Several of his vital organs were already dead,
deprived of blood. His lover, Ethan-Cael Kenney, had to tell
Jeff he had three hours to live; then Jeff slipped
away.

Jeff and I came
out a year or two after the Stonewall riots of 1969.
Because of the accident of our great timing, we had a kind
of public life and private confidence that had never
been possible for gay men before. Jeff had “a
kind of courage I’d never known so deeply felt in
somebody gay,” Ethan-Cael said.

Jeff did not
waste a second believing that our desire for other men was
immoral, pathological, or immature. We shared the kind of
moral certainty typical of people in their
20s—the age Bob Dylan once described to me
simply as the time when “things matter.” Our
self-assurance was the gigantic gift that the
’60s had bequeathed us.

Like his hero,
Barney Frank, Jeff came from a middle-class Jewish family
in Bayonne, N.J. Fresh from Jersey City State College, he
crossed the Hudson in 1972 and met his first lover,
Arthur Felson, one of Manhattan’s earliest gay
activists.

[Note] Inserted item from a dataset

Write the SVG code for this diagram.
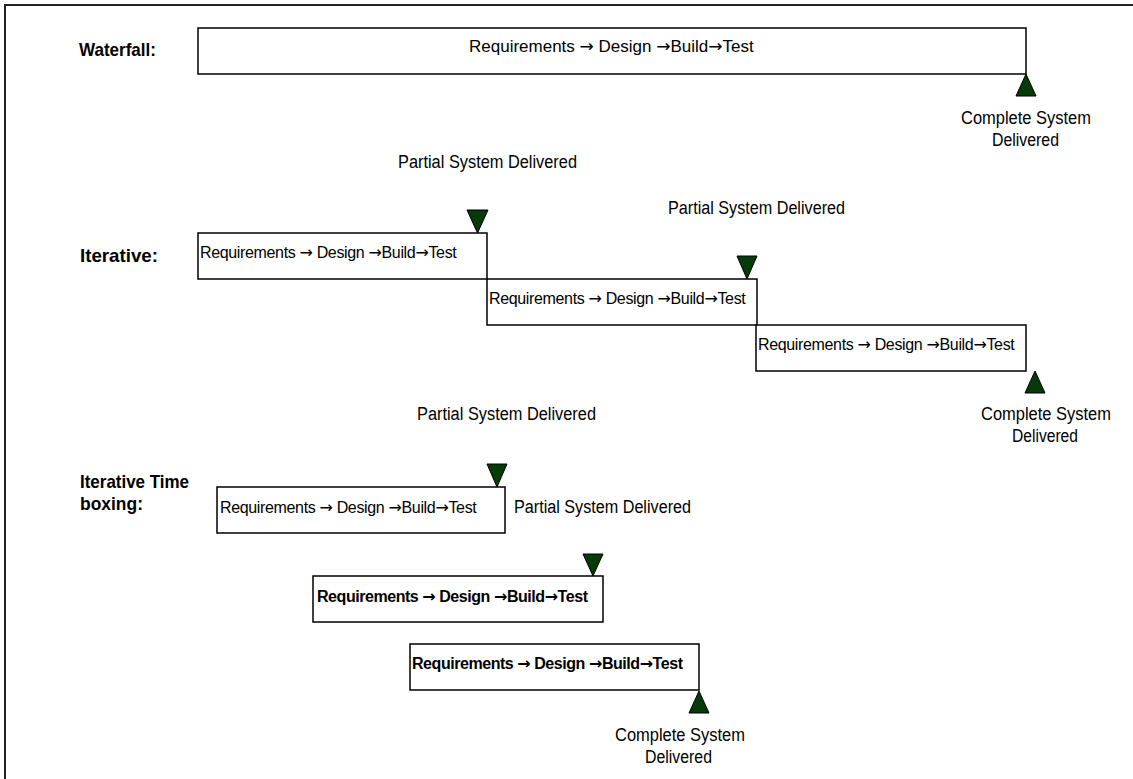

Together they attended meetings of the Gay
Activists Alliance and danced their hearts out on Saturday
nights in SoHo at the Firehouse, the first gay
community center in Manhattan. The spirit of the times
was captured by the headline on the first leaflet
distributed by the Gay Liberation Front in 1969: “Do
you think homosexuals are revolting? You bet your
sweet ass we are.”

When Jeff and I
took our first trip to California together in 1975, it
was love at first sight. As soon as we started driving down
the coast from San Francisco, Jeff knew California was
where he had to be. To make that possible, his
ambitions quickly expanded to include law school, and
five years later he had graduated from Santa Clara
University School of Law. He also spent a year at Gay
Rights Advocates in San Francisco.

In San Francisco
he worked for gay supervisor Harry Britt, who was
appointed to fill Harvey Milk’s seat after Milk was
assassinated. Then Jeff moved to Long Beach with
Ethan-Cael and founded a law practice in nearby Orange
County.

The two of them
shared their lives for 28 years, and they never lost
their vision for a better world. They were constant
supporters of HRC, the ACLU, the San Francisco AIDS
Foundation, Doctors Without Borders, the Names Project
Los Angeles, the Harvey Milk Democratic Club, and Lambda
Legal, among many others. If every member of the gay
community were as active and selfless as they were, we
would finally have the movement we deserve—and
maybe even a government in Washington we could be proud of.